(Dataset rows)
## Start

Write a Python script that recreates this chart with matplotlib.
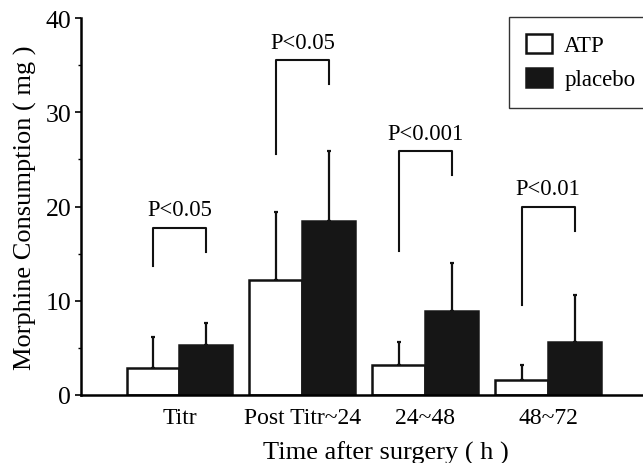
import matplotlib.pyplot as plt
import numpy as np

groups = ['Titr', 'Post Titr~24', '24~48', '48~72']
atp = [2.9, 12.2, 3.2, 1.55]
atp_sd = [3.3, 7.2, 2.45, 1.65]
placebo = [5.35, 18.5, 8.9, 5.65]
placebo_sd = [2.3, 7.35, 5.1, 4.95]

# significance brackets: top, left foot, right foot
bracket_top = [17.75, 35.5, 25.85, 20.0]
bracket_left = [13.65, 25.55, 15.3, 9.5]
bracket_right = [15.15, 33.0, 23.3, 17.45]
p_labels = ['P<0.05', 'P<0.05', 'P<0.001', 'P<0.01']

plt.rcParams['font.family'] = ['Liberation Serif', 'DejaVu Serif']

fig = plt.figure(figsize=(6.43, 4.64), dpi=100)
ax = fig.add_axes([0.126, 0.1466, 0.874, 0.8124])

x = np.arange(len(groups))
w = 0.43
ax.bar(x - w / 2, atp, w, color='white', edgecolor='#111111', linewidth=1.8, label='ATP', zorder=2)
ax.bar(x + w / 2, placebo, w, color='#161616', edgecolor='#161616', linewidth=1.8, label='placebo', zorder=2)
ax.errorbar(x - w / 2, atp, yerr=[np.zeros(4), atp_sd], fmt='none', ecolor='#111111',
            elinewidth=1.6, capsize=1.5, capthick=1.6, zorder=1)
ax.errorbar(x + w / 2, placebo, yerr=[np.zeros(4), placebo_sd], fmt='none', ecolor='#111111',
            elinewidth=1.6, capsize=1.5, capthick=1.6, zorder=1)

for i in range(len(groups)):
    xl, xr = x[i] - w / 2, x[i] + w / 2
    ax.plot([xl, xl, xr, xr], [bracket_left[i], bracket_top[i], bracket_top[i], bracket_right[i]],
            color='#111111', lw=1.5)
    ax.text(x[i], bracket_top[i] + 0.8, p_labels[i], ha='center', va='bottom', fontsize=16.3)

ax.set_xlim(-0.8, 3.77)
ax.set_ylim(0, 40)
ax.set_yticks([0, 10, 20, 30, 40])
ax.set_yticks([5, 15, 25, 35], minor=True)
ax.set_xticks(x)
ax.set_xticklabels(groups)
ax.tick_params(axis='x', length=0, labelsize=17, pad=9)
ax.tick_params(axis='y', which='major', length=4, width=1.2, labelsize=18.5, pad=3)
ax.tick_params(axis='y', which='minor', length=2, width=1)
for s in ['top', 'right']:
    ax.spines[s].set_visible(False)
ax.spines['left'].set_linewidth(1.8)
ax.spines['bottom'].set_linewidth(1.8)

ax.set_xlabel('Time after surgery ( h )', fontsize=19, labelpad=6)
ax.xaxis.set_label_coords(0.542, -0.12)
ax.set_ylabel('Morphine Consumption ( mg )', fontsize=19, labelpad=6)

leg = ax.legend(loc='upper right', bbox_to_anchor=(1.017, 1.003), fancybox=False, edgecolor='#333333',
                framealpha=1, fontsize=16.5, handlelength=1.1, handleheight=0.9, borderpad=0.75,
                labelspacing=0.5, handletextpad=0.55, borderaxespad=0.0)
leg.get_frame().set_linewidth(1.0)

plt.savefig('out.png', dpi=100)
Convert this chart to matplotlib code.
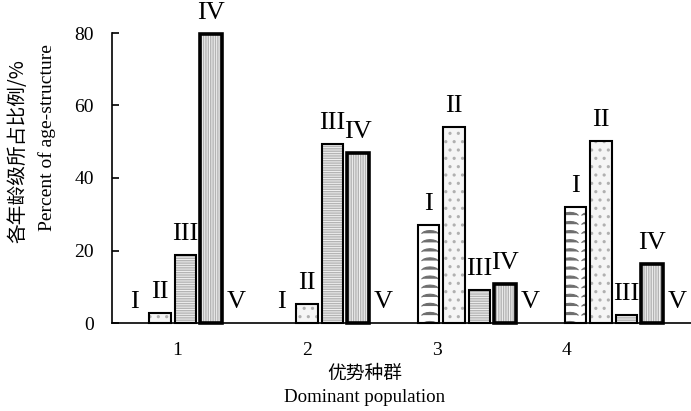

## End

» **What is needed**: Copy out the data above exactly, except the pictures.

» **Solved problem**:
Write a Python script that recreates this chart with matplotlib.
import matplotlib.pyplot as plt
import numpy as np

groups = ['Titr', 'Post Titr~24', '24~48', '48~72']
atp = [2.9, 12.2, 3.2, 1.55]
atp_sd = [3.3, 7.2, 2.45, 1.65]
placebo = [5.35, 18.5, 8.9, 5.65]
placebo_sd = [2.3, 7.35, 5.1, 4.95]

# significance brackets: top, left foot, right foot
bracket_top = [17.75, 35.5, 25.85, 20.0]
bracket_left = [13.65, 25.55, 15.3, 9.5]
bracket_right = [15.15, 33.0, 23.3, 17.45]
p_labels = ['P<0.05', 'P<0.05', 'P<0.001', 'P<0.01']

plt.rcParams['font.family'] = ['Liberation Serif', 'DejaVu Serif']

fig = plt.figure(figsize=(6.43, 4.64), dpi=100)
ax = fig.add_axes([0.126, 0.1466, 0.874, 0.8124])

x = np.arange(len(groups))
w = 0.43
ax.bar(x - w / 2, atp, w, color='white', edgecolor='#111111', linewidth=1.8, label='ATP', zorder=2)
ax.bar(x + w / 2, placebo, w, color='#161616', edgecolor='#161616', linewidth=1.8, label='placebo', zorder=2)
ax.errorbar(x - w / 2, atp, yerr=[np.zeros(4), atp_sd], fmt='none', ecolor='#111111',
            elinewidth=1.6, capsize=1.5, capthick=1.6, zorder=1)
ax.errorbar(x + w / 2, placebo, yerr=[np.zeros(4), placebo_sd], fmt='none', ecolor='#111111',
            elinewidth=1.6, capsize=1.5, capthick=1.6, zorder=1)

for i in range(len(groups)):
    xl, xr = x[i] - w / 2, x[i] + w / 2
    ax.plot([xl, xl, xr, xr], [bracket_left[i], bracket_top[i], bracket_top[i], bracket_right[i]],
            color='#111111', lw=1.5)
    ax.text(x[i], bracket_top[i] + 0.8, p_labels[i], ha='center', va='bottom', fontsize=16.3)

ax.set_xlim(-0.8, 3.77)
ax.set_ylim(0, 40)
ax.set_yticks([0, 10, 20, 30, 40])
ax.set_yticks([5, 15, 25, 35], minor=True)
ax.set_xticks(x)
ax.set_xticklabels(groups)
ax.tick_params(axis='x', length=0, labelsize=17, pad=9)
ax.tick_params(axis='y', which='major', length=4, width=1.2, labelsize=18.5, pad=3)
ax.tick_params(axis='y', which='minor', length=2, width=1)
for s in ['top', 'right']:
    ax.spines[s].set_visible(False)
ax.spines['left'].set_linewidth(1.8)
ax.spines['bottom'].set_linewidth(1.8)

ax.set_xlabel('Time after surgery ( h )', fontsize=19, labelpad=6)
ax.xaxis.set_label_coords(0.542, -0.12)
ax.set_ylabel('Morphine Consumption ( mg )', fontsize=19, labelpad=6)

leg = ax.legend(loc='upper right', bbox_to_anchor=(1.017, 1.003), fancybox=False, edgecolor='#333333',
                framealpha=1, fontsize=16.5, handlelength=1.1, handleheight=0.9, borderpad=0.75,
                labelspacing=0.5, handletextpad=0.55, borderaxespad=0.0)
leg.get_frame().set_linewidth(1.0)

plt.savefig('out.png', dpi=100)
Convert this chart to matplotlib code.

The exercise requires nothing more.